The building was donated late last month by the foundation of Milton B. Hollander and his late wife Betty Ruth. The Hollanders had previously donated the neighboring building at 410 Asylum St. to Common Ground, a New York-based non-profit also founded by Haggerty.

The building at 410 Asylum, now known as The Hollander, also was redeveloped for mixed-income tenants. Opened in 2009, it is now fully occupied and viewed as a success for the city and the non-profit agency.

It is not yet clear how much the redevelopment of 370 Asylum will cost. The Hollander rehab cost $22 million, but Capitol Center is in far better shape and is newer, built in 1982.

While the Hollander family had discussed the possibility of donating the building to Northeast Neighborhood Partners last year, the donation did not come together until now. The non-profit had reconnnected with the family after the death of Betty Ruth Hollander in April, but it was a bit of a surprise at how quickly the donation came through this spring, mostly because Northeast Neighborhood Partners was focused on the Swift project, Haggerty said.

The Hollander Foundation could not be reached for comment late Tuesday.

The donation of the 75,000-square-foot building is the latest chapter in a long-running story involving the Hollanders and the two neighboring properties on Asylum Street.

In the mid-1990s, the Hollanders bought 370 Asylum St. for $2.8 million, according to sales records, and subsequently decided it didn't have enough parking. They purchased the 1920's vintage 410 Asylum in 1997 with the intent of demolishing it for a parking lot — prompting an outcry from preservationists.

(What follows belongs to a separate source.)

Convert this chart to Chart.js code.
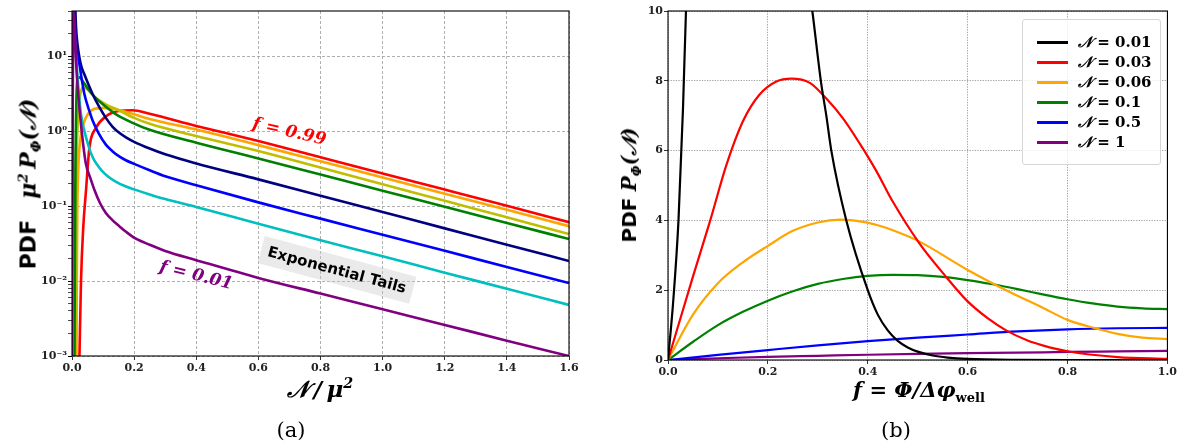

In 2003, the Hollanders were persuaded that donating 410 Asylum St. was a better option than demolition, since that building was considered historically valuable, if not a landmark.

The newer building had been the offices of various law firms and the Connecticut Business and Industry Association, but became vacant after CBIA left for Metro Center One.

Commercial real estate brokers said the building does have underground parking and access to surface lots — but it has not been aggressively marketed in recent years. In the most recent economic downturn, the office vacancy rate in downtown Hartford soared, making leasing much more difficult.

While Northeast Neighborhood Partners is developing plans for Capitol Center, Haggerty said the organization will seek short-term office clients for the space, prior to renovations.

Architectural experts have praised the design of the building. Even though it is contemporary, Capitol Center fits in well with the older structures surrounding it, and its red brick pays homage to a construction material often used in the Hartford in the 19th century. Distinctive features include three-story oriels — from the third to fifth floors — in a uniform repetition.

Capitol Center was valued as high as $14 million when developer Richard Gordon sold it in 1988 to a limited partnership that included the principals of the long-defunct Colonial Realty Co. The sale came at the height of the over-heated commercial real estate market in the 1980s, whose collapse later helped plunge New England into a deep recession. Colonial Realty itself suffered a spectacular demise in 1990.